• [Stated exercise]
Every line from the first one to the line containing "ctx.lineCap = 'butt';" should be echoed exactly; leave out the rest.

• [Stored data]
— begin —
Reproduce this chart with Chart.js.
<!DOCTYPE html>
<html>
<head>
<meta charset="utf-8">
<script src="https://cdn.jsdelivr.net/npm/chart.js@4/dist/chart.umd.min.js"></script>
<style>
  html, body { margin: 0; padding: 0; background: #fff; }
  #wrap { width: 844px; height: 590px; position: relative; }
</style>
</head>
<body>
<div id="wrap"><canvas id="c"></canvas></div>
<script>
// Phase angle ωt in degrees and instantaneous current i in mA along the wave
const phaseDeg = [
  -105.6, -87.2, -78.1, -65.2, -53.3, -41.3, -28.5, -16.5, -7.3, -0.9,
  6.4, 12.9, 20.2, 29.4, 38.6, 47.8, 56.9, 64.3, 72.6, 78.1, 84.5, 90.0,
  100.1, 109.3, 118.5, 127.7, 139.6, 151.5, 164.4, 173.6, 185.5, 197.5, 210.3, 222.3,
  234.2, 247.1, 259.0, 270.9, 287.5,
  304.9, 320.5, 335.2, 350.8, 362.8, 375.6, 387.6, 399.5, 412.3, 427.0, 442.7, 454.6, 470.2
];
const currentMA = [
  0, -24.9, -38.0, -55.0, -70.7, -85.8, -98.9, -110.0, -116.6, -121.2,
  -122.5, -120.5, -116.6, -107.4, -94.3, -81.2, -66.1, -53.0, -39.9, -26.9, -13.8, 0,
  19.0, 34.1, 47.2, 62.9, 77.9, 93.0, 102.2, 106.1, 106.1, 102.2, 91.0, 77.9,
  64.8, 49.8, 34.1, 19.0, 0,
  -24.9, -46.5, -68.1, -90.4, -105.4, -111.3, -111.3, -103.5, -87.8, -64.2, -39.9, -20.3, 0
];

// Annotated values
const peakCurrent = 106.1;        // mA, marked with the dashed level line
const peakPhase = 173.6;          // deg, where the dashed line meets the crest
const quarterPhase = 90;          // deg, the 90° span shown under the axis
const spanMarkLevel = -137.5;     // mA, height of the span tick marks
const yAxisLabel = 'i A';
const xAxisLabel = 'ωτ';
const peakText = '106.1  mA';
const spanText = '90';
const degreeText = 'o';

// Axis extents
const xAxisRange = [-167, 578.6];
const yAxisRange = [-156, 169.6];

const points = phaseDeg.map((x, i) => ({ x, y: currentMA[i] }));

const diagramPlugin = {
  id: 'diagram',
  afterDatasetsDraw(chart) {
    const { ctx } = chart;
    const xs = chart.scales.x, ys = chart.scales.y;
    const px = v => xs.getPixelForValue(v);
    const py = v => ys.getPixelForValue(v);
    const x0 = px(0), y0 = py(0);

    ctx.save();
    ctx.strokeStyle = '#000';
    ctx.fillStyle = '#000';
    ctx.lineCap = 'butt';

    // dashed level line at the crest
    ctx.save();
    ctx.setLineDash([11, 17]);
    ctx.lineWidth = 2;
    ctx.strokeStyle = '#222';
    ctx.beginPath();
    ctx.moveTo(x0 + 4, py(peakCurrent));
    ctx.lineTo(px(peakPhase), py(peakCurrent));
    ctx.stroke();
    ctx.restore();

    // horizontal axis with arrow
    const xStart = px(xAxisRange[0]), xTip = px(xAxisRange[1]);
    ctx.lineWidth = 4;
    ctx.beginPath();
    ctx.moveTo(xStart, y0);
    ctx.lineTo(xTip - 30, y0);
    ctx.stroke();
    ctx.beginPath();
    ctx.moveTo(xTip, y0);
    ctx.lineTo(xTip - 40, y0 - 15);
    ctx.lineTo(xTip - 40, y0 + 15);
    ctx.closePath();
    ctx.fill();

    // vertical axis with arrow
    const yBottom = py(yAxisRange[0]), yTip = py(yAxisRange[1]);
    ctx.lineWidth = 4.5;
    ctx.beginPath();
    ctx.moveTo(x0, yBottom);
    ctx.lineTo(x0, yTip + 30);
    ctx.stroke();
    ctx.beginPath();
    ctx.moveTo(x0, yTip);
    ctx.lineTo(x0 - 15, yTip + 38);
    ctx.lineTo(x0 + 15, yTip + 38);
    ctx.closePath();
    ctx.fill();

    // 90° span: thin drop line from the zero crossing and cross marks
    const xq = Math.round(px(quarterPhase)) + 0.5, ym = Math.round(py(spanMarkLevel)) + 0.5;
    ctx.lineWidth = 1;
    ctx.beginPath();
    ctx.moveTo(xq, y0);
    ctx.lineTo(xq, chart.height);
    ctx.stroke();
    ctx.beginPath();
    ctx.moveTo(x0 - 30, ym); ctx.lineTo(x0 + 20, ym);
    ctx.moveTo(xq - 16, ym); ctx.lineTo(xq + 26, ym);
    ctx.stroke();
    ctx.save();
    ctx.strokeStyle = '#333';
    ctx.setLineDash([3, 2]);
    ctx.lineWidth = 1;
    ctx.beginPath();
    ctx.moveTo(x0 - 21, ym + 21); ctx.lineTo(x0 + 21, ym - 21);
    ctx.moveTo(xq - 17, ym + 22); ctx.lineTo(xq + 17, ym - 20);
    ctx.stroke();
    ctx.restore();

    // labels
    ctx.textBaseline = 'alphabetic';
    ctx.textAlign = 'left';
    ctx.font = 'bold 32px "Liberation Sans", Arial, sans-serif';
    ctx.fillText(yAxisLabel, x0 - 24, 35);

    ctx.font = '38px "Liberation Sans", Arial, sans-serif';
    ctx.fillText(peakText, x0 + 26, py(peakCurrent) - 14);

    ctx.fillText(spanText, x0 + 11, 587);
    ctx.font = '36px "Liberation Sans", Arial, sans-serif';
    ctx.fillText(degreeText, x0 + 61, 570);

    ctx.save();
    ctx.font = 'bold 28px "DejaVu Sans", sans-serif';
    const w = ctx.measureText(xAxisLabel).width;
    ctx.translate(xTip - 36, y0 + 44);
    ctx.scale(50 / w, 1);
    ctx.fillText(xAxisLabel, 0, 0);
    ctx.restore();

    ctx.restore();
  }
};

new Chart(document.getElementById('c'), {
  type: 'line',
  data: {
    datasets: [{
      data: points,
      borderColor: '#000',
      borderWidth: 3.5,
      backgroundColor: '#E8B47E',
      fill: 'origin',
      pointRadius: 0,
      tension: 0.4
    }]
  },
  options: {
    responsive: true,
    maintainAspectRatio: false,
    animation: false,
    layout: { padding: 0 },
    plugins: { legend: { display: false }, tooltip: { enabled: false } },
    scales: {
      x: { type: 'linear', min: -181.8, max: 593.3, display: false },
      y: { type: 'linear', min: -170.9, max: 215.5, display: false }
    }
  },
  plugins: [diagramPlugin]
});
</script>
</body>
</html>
— end —
• [Output]
Reproduce this chart with Chart.js.
<!DOCTYPE html>
<html>
<head>
<meta charset="utf-8">
<script src="https://cdn.jsdelivr.net/npm/chart.js@4/dist/chart.umd.min.js"></script>
<style>
  html, body { margin: 0; padding: 0; background: #fff; }
  #wrap { width: 844px; height: 590px; position: relative; }
</style>
</head>
<body>
<div id="wrap"><canvas id="c"></canvas></div>
<script>
// Phase angle ωt in degrees and instantaneous current i in mA along the wave
const phaseDeg = [
  -105.6, -87.2, -78.1, -65.2, -53.3, -41.3, -28.5, -16.5, -7.3, -0.9,
  6.4, 12.9, 20.2, 29.4, 38.6, 47.8, 56.9, 64.3, 72.6, 78.1, 84.5, 90.0,
  100.1, 109.3, 118.5, 127.7, 139.6, 151.5, 164.4, 173.6, 185.5, 197.5, 210.3, 222.3,
  234.2, 247.1, 259.0, 270.9, 287.5,
  304.9, 320.5, 335.2, 350.8, 362.8, 375.6, 387.6, 399.5, 412.3, 427.0, 442.7, 454.6, 470.2
];
const currentMA = [
  0, -24.9, -38.0, -55.0, -70.7, -85.8, -98.9, -110.0, -116.6, -121.2,
  -122.5, -120.5, -116.6, -107.4, -94.3, -81.2, -66.1, -53.0, -39.9, -26.9, -13.8, 0,
  19.0, 34.1, 47.2, 62.9, 77.9, 93.0, 102.2, 106.1, 106.1, 102.2, 91.0, 77.9,
  64.8, 49.8, 34.1, 19.0, 0,
  -24.9, -46.5, -68.1, -90.4, -105.4, -111.3, -111.3, -103.5, -87.8, -64.2, -39.9, -20.3, 0
];

// Annotated values
const peakCurrent = 106.1;        // mA, marked with the dashed level line
const peakPhase = 173.6;          // deg, where the dashed line meets the crest
const quarterPhase = 90;          // deg, the 90° span shown under the axis
const spanMarkLevel = -137.5;     // mA, height of the span tick marks
const yAxisLabel = 'i A';
const xAxisLabel = 'ωτ';
const peakText = '106.1  mA';
const spanText = '90';
const degreeText = 'o';

// Axis extents
const xAxisRange = [-167, 578.6];
const yAxisRange = [-156, 169.6];

const points = phaseDeg.map((x, i) => ({ x, y: currentMA[i] }));

const diagramPlugin = {
  id: 'diagram',
  afterDatasetsDraw(chart) {
    const { ctx } = chart;
    const xs = chart.scales.x, ys = chart.scales.y;
    const px = v => xs.getPixelForValue(v);
    const py = v => ys.getPixelForValue(v);
    const x0 = px(0), y0 = py(0);

    ctx.save();
    ctx.strokeStyle = '#000';
    ctx.fillStyle = '#000';
    ctx.lineCap = 'butt';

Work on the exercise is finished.